The risk of developing obesity-related cancer is increasing in successive generations, along with increasing rates of obesity, a new study said. Researchers studied the incidence of 30 of the most common cancers from 1995 to 2014 in people ages 25-84 — more than 14.6 million cases. The study is in Lancet Public Health. They found that for six of the 12 obesity-related cancers studied (multiple myeloma, colorectal, uterine, gallbladder, kidney and pancreatic) the risk for disease increased in adults 25-49, with the magnitude of the increases steeper with younger age. For example, compared with people born in 1950, those born in 1985 had a 59 percent higher risk of multiple myeloma, and a risk of pancreatic cancer more than twice as high at comparable ages.

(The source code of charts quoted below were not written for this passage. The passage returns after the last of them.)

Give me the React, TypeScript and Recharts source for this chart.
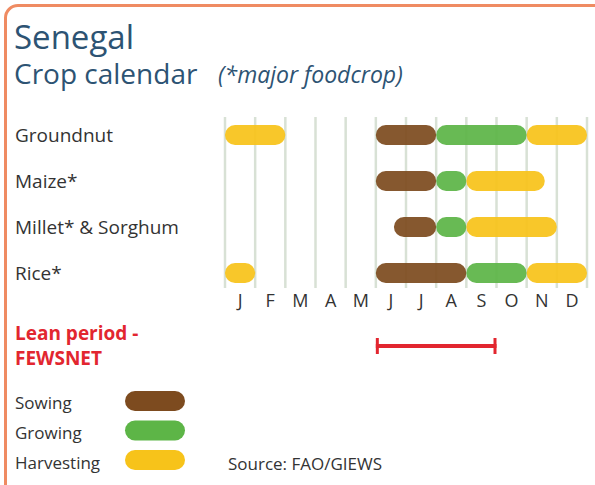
import { BarChart, Bar, XAxis, YAxis, CartesianGrid } from 'recharts';

const crops = ['Groundnut', 'Maize*', 'Millet* & Sorghum', 'Rice*'];
const monthLabels = ['J', 'F', 'M', 'A', 'M', 'J', 'J', 'A', 'S', 'O', 'N', 'D'];

// phases as [start, end] in months counted from 1 January
const harvestEarly = [[0, 2], null, null, [0, 1]];
const sowing = [[5, 7], [5, 7], [5.6, 7], [5, 8]];
const growing = [[7, 10], [7, 8], [7, 8], [8, 10]];
const harvestLate = [[10, 12], [8, 10.6], [8, 11], [10, 12]];
const leanPeriod = [5, 9];

const BROWN = '#7d4b1f';
const GREEN = '#5db547';
const YELLOW = '#f7c31a';
const RED = '#e2262f';
const TITLE = '#2d5373';
const TEXT = '#333333';
const FONT = '"Open Sans", sans-serif';

const WIDTH = 595;
const LEFT = 225;
const RIGHT = 8;
const monthWidth = (WIDTH - LEFT - RIGHT) / 12;

// month boundaries, used for the grid lines
const gridTicks = Array.from({ length: 13 }, (_, i) => i);

const data = crops.map((crop, i) => ({
  crop,
  harvestEarly: harvestEarly[i],
  sowing: sowing[i],
  growing: growing[i],
  harvestLate: harvestLate[i],
}));

const leanData = [{ name: 'lean', period: leanPeriod }];

const CropTick = (props: any) => (
  <text x={15} y={props.y} dy="0.36em" fontSize={19} fill={TEXT} fontFamily={FONT}>
    {props.payload.value}
  </text>
);

// label sits in the middle of each month, not on the boundary
const MonthTick = (props: any) => {
  const v = props.payload.value;
  if (v >= 12) return <g />;
  return (
    <text x={props.x + monthWidth / 2} y={307} textAnchor="middle" fontSize={18} fill={TEXT} fontFamily={FONT}>
      {monthLabels[v]}
    </text>
  );
};

// grid lines stop a little short of the plot edges, like the original
const GridLine = (props: any) => (
  <line
    key={props.key}
    x1={props.x1}
    x2={props.x2}
    y1={props.y1 + 5}
    y2={props.y2 - 8}
    stroke="#d8e1d5"
    strokeWidth={2.5}
  />
);

const LeanShape = (props: any) => {
  const { x, y, width, height } = props;
  const cy = y + height / 2;
  return (
    <g stroke={RED}>
      <line x1={x} x2={x + width} y1={cy} y2={cy} strokeWidth={4} />
      <line x1={x + 1.5} x2={x + 1.5} y1={y} y2={y + height} strokeWidth={3} />
      <line x1={x + width - 1.5} x2={x + width - 1.5} y1={y} y2={y + height} strokeWidth={3} />
    </g>
  );
};

const legendItems = [
  { label: 'Sowing', color: BROWN },
  { label: 'Growing', color: GREEN },
  { label: 'Harvesting', color: YELLOW },
];

export default function App() {
  return (
    <div style={{ position: 'absolute', left: 0, top: 0, width: 595, height: 485, overflow: 'hidden', background: '#fff', fontFamily: FONT }}>
      <div style={{ position: 'absolute', left: 4, top: 4, width: 700, height: 520, border: '3px solid #ef8b62', borderRadius: 14, boxSizing: 'border-box' }} />

      <div style={{ position: 'absolute', left: 0, top: 0 }}>
        <BarChart
          layout="vertical"
          width={WIDTH}
          height={320}
          data={data}
          margin={{ top: 112, right: RIGHT, bottom: 0, left: 0 }}
          barSize={20}
          barGap={-20}
        >
          <CartesianGrid horizontal={false} vertical={GridLine} />
          <XAxis
            type="number"
            domain={[0, 12]}
            ticks={gridTicks}
            interval={0}
            axisLine={false}
            tickLine={false}
            tickSize={0}
            height={24}
            tick={MonthTick}
          />
          <YAxis type="category" dataKey="crop" width={LEFT} axisLine={false} tickLine={false} tick={CropTick} />
          <Bar dataKey="harvestEarly" fill={YELLOW} fillOpacity={0.93} radius={10} isAnimationActive={false} />
          <Bar dataKey="sowing" fill={BROWN} fillOpacity={0.93} radius={10} isAnimationActive={false} />
          <Bar dataKey="growing" fill={GREEN} fillOpacity={0.93} radius={10} isAnimationActive={false} />
          <Bar dataKey="harvestLate" fill={YELLOW} fillOpacity={0.93} radius={10} isAnimationActive={false} />
        </BarChart>
      </div>

      <div style={{ position: 'absolute', left: 0, top: 316 }}>
        <BarChart
          layout="vertical"
          width={WIDTH}
          height={60}
          data={leanData}
          margin={{ top: 0, right: RIGHT, bottom: 0, left: LEFT }}
          barSize={16}
        >
          <XAxis type="number" domain={[0, 12]} hide />
          <YAxis type="category" dataKey="name" hide />
          <Bar dataKey="period" shape={LeanShape} isAnimationActive={false} />
        </BarChart>
      </div>

      <svg width={595} height={485} style={{ position: 'absolute', left: 0, top: 0, pointerEvents: 'none' }} fontFamily={FONT}>
        <text x={14} y={49} fontSize={33} fill={TITLE}>Senegal</text>
        <text x={14} y={84} fontSize={28} fill={TITLE}>Crop calendar</text>
        <text x={218} y={83} fontSize={23} fontStyle="italic" fill={TITLE}>(*major foodcrop)</text>

        <text x={15} y={340} fontSize={19} fontWeight="bold" fill={RED}>Lean period -</text>
        <text x={15} y={365} fontSize={19} fontWeight="bold" fill={RED}>FEWSNET</text>

        {legendItems.map((item, i) => (
          <g key={item.label}>
            <text x={15} y={409 + i * 30} fontSize={17} fill={TEXT}>{item.label}</text>
            <rect x={125} y={391 + i * 29.5} width={60} height={20} rx={10} fill={item.color} />
          </g>
        ))}
        <text x={228} y={470} fontSize={17} fill={TEXT}>Source: FAO/GIEWS</text>
      </svg>
    </div>
  );
}
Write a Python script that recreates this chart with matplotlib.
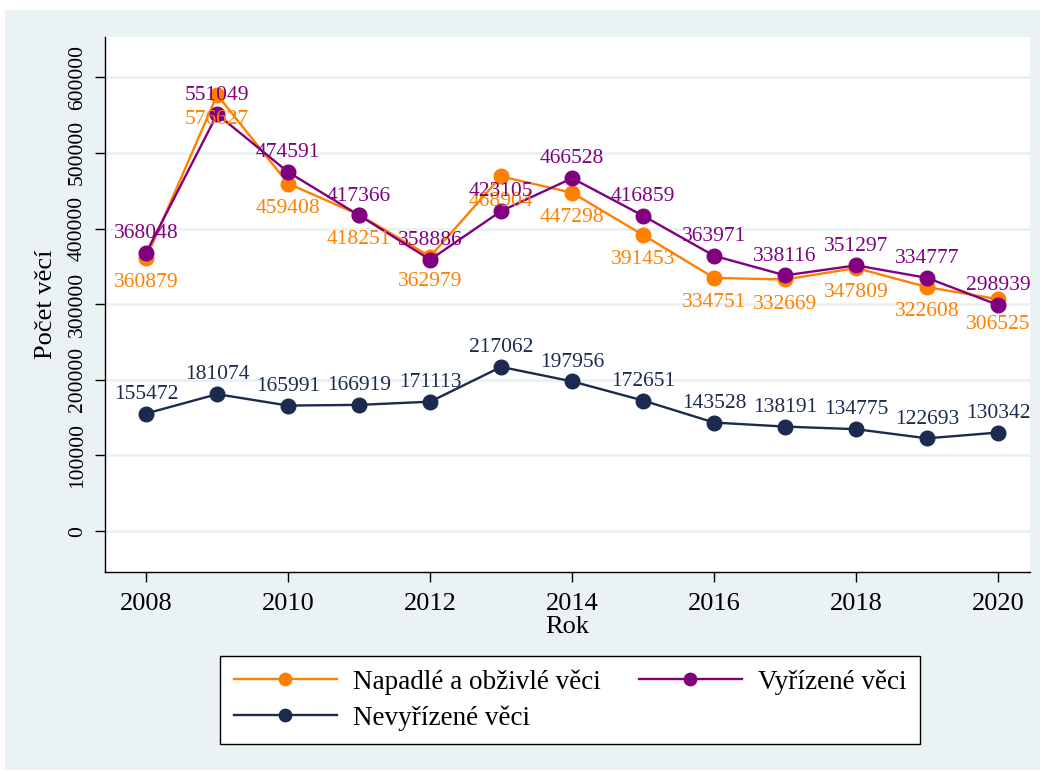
import matplotlib.pyplot as plt
from matplotlib.patches import Rectangle

plt.rcParams['font.family'] = ['Liberation Serif', 'DejaVu Serif']

# data
years = [2008, 2009, 2010, 2011, 2012, 2013, 2014, 2015, 2016, 2017, 2018, 2019, 2020]
napadle = [360879, 576627, 459408, 418251, 362979, 468904, 447298, 391453, 334751, 332669, 347809, 322608, 306525]
vyrizene = [368048, 551049, 474591, 417366, 358886, 423105, 466528, 416859, 363971, 338116, 351297, 334777, 298939]
nevyrizene = [155472, 181074, 165991, 166919, 171113, 217062, 197956, 172651, 143528, 138191, 134775, 122693, 130342]

x_ticks = [2008, 2010, 2012, 2014, 2016, 2018, 2020]
y_ticks = [0, 100000, 200000, 300000, 400000, 500000, 600000]

bg = '#EAF2F3'
c_orange = '#FF8000'
c_purple = '#800080'
c_navy = '#1C2A4F'

fig = plt.figure(figsize=(10.5, 7.74), dpi=100)
fig.patch.set_facecolor('white')
# svetle modre pozadi grafu
fig.patches.append(Rectangle((5 / 1050, 4 / 774), 1035 / 1050, 760 / 774,
                             transform=fig.transFigure, facecolor=bg, edgecolor='none', zorder=-1))

ax = fig.add_axes([0.1, 0.261, 0.881, 0.691])
ax.set_facecolor('white')

series = [
    (napadle, c_orange, 'Napadlé a obživlé věci', -11, 'top'),
    (vyrizene, c_purple, 'Vyřízené věci', 7, 'bottom'),
    (nevyrizene, c_navy, 'Nevyřízené věci', 7, 'bottom'),
]
handles = []
for vals, col, lab, dy, va in series:
    h, = ax.plot(years, vals, color=col, lw=1.7, marker='o', markersize=10.5, label=lab)
    handles.append(h)
    for xv, yv in zip(years, vals):
        ax.annotate(str(yv), (xv, yv), xytext=(0, dy), textcoords='offset points',
                    ha='center', va=va, color=col, fontsize=15.5)

ax.set_xlim(2007.42, 2020.45)
ax.set_ylim(-54000, 653000)
ax.set_xticks(x_ticks)
ax.set_yticks(y_ticks)
ax.set_yticklabels([str(v) for v in y_ticks], rotation=90, va='center')
ax.tick_params(axis='both', length=7, width=1, direction='out')
ax.tick_params(axis='x', labelsize=19, pad=8)
ax.tick_params(axis='y', labelsize=15.5, pad=6)
ax.grid(axis='y', color=bg, lw=2)
ax.set_axisbelow(True)
for s in ['top', 'right']:
    ax.spines[s].set_visible(False)
ax.spines['left'].set_linewidth(1)
ax.spines['bottom'].set_linewidth(1)

ax.set_xlabel('Rok', fontsize=19, labelpad=1)
ax.set_ylabel('Počet věcí', fontsize=19, labelpad=8)

# poradi tak, aby prvni radek byl Napadle / Vyrizene
leg = fig.legend(handles=[handles[0], handles[2], handles[1]], loc='center',
                 bbox_to_anchor=(0.543, 0.0956), ncol=2, fontsize=19.5,
                 frameon=True, fancybox=False, edgecolor='black', framealpha=1,
                 handlelength=3.8, handletextpad=0.6, columnspacing=1.4,
                 borderpad=0.5, labelspacing=0.4, markerscale=0.85)
leg.get_frame().set_linewidth(1)

fig.savefig('out.png', dpi=100, facecolor=fig.get_facecolor())
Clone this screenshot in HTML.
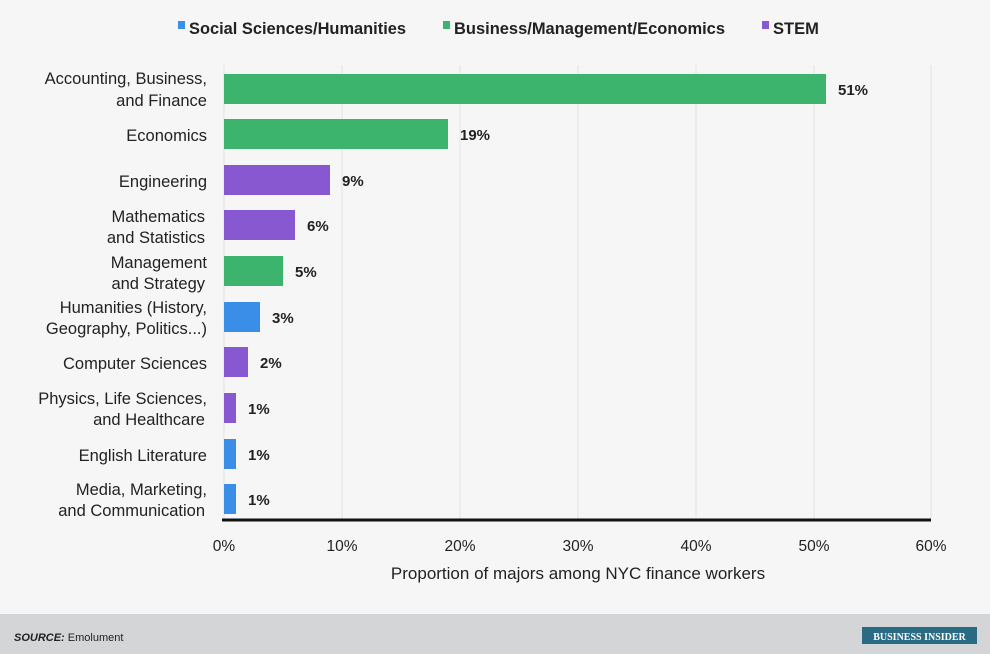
<!DOCTYPE html>
<html><head><style>
html,body{margin:0;padding:0;background:#f6f6f6;}
svg{display:block;font-family:"Liberation Sans",sans-serif;}
</style></head><body>
<svg width="990" height="654" viewBox="0 0 990 654" xmlns="http://www.w3.org/2000/svg">
<rect width="990" height="654" fill="#f6f6f6"/>
<g stroke="#e2e2e2" stroke-width="1">
<line x1="342" y1="65" x2="342" y2="520"/><line x1="460" y1="65" x2="460" y2="520"/>
<line x1="578" y1="65" x2="578" y2="520"/><line x1="696" y1="65" x2="696" y2="520"/>
<line x1="814" y1="65" x2="814" y2="520"/><line x1="931" y1="65" x2="931" y2="520"/>
<line x1="224" y1="65" x2="224" y2="520"/>
</g>
<g font-size="16.5" font-weight="bold" fill="#222">
<rect x="178" y="21" width="7" height="8" fill="#3a8ee8"/><text x="189" y="34" textLength="217" lengthAdjust="spacingAndGlyphs">Social Sciences/Humanities</text>
<rect x="443" y="21" width="7" height="8" fill="#3cb46e"/><text x="454" y="34" textLength="271" lengthAdjust="spacingAndGlyphs">Business/Management/Economics</text>
<rect x="762" y="21" width="7" height="8" fill="#8858d0"/><text x="773" y="34">STEM</text>
</g>
<g>
<rect x="224" y="74" width="602" height="30" fill="#3cb46e"/>
<rect x="224" y="119" width="224" height="30" fill="#3cb46e"/>
<rect x="224" y="165" width="106" height="30" fill="#8858d0"/>
<rect x="224" y="210" width="71" height="30" fill="#8858d0"/>
<rect x="224" y="256" width="59" height="30" fill="#3cb46e"/>
<rect x="224" y="302" width="36" height="30" fill="#3a8ee8"/>
<rect x="224" y="347" width="24" height="30" fill="#8858d0"/>
<rect x="224" y="393" width="12" height="30" fill="#8858d0"/>
<rect x="224" y="439" width="12" height="30" fill="#3a8ee8"/>
<rect x="224" y="484" width="12" height="30" fill="#3a8ee8"/>
</g>
<g font-size="15" font-weight="bold" fill="#222">
<text x="838" y="95">51%</text><text x="460" y="140">19%</text><text x="342" y="186">9%</text>
<text x="307" y="231">6%</text><text x="295" y="277">5%</text><text x="272" y="323">3%</text>
<text x="260" y="368">2%</text><text x="248" y="414">1%</text><text x="248" y="460">1%</text><text x="248" y="505">1%</text>
</g>
<g font-size="16.5" fill="#222" text-anchor="end">
<text x="207" y="84">Accounting, Business,</text><text x="207" y="106">and Finance</text>
<text x="207" y="141">Economics</text>
<text x="207" y="187">Engineering</text>
<text x="205" y="222">Mathematics</text><text x="205" y="243">and Statistics</text>
<text x="207" y="268">Management</text><text x="205" y="289">and Strategy</text>
<text x="207" y="313">Humanities (History,</text><text x="207" y="334">Geography, Politics...)</text>
<text x="207" y="369">Computer Sciences</text>
<text x="207" y="404">Physics, Life Sciences,</text><text x="205" y="425">and Healthcare</text>
<text x="207" y="461">English Literature</text>
<text x="207" y="495">Media, Marketing,</text><text x="205" y="516">and Communication</text>
</g>
<line x1="222" y1="520" x2="931" y2="520" stroke="#111" stroke-width="3"/>
<g font-size="15.5" fill="#222" text-anchor="middle">
<text x="224" y="551">0%</text><text x="342" y="551">10%</text><text x="460" y="551">20%</text>
<text x="578" y="551">30%</text><text x="696" y="551">40%</text><text x="814" y="551">50%</text><text x="931" y="551">60%</text>
<text x="578" y="579" font-size="17">Proportion of majors among NYC finance workers</text>
</g>
<rect x="0" y="614" width="990" height="40" fill="#d4d5d6"/>
<text x="14" y="641" font-size="11" fill="#222"><tspan font-weight="bold" font-style="italic">SOURCE:</tspan> Emolument</text>
<rect x="862" y="627" width="115" height="17" fill="#2a6b84"/>
<text x="919.5" y="640" font-size="10" fill="#fff" text-anchor="middle" font-family="Liberation Serif,serif" font-weight="bold">BUSINESS INSIDER</text>
</svg>
</body></html>
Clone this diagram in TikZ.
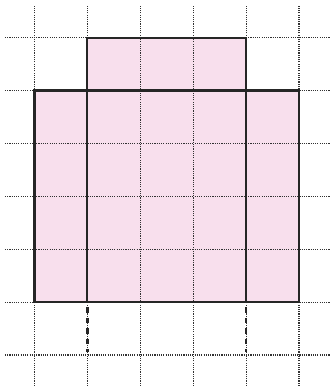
\documentclass[tikz,border=0pt]{standalone}
\definecolor{pinkfill}{RGB}{248,223,237}
\definecolor{gridgray}{RGB}{50,50,50}
\tikzset{
  gridline/.style={draw=gridgray, line width=0.6pt, dash pattern=on 0.6pt off 0.6pt},
  outline/.style={draw=black!85, line width=1.1pt},
  cutline/.style={draw=black!85, line width=1.3pt, dash pattern=on 3pt off 2.6pt}
}
\begin{document}
\begin{tikzpicture}
\useasboundingbox (-0.652,-0.586) rectangle (5.605,6.711);
% pink region
\fill[pinkfill] (0,1) -- (5,1) -- (5,5) -- (4,5) -- (4,6) -- (1,6) -- (1,5) -- (0,5) -- cycle;
% dotted grid
\foreach \x in {0,...,5} \draw[gridline] (\x,-0.586) -- (\x,6.616);
\foreach \y in {0,...,6} \draw[gridline] (-0.558,\y) -- (5.586,\y);
% solid outline and folds
\draw[outline] (0,1) -- (5,1) -- (5,5) -- (4,5) -- (4,6) -- (1,6) -- (1,5) -- (0,5) -- cycle;
\draw[outline] (0,5) -- (5,5);
\draw[outline] (1,6) -- (1,1);
\draw[outline] (4,6) -- (4,1);
% dashed extensions
\draw[cutline] (1,0.9) -- (1,0.05);
\draw[cutline] (4,0.9) -- (4,0.05);
\end{tikzpicture}
\end{document}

Even 20-second bursts of exercise may help

As little as 20 seconds of brisk stair climbing, done several times a day, might be enough exercise to improve fitness. Exercise scientists at McMaster University in Ontario tested the effects of intense training broken into a series of “exercise snacks.” A group of healthy but inactive college students were directed to do a few jumping jacks, squats and lunges and then hurry up 60 steps — three flights of stairs. These ascents lasted about 20 seconds. The volunteers repeated that twice more that day. By the end of six weeks, exercisers had increased their aerobic fitness about 5 percent. The study was published in Applied Physiology, Nutrition, and Metabolism.

Higher blood pressure, lower brain volume

Elevated blood pressure in people younger than 40 is associated with reduced brain volume, a study found. The analysis, published in Neurology, included 423 adults ages 19 to 40. Researchers divided the blood pressure findings into categories increasing in four steps from less than 120/80 to greater than 140/90. They found that higher blood pressure readings were directly correlated with lower gray matter volume. Even in the groups with pressure within a range widely considered normal — between 120 and 140 systolic (the top number) — brain volumes were smaller compared with those with readings less than 120.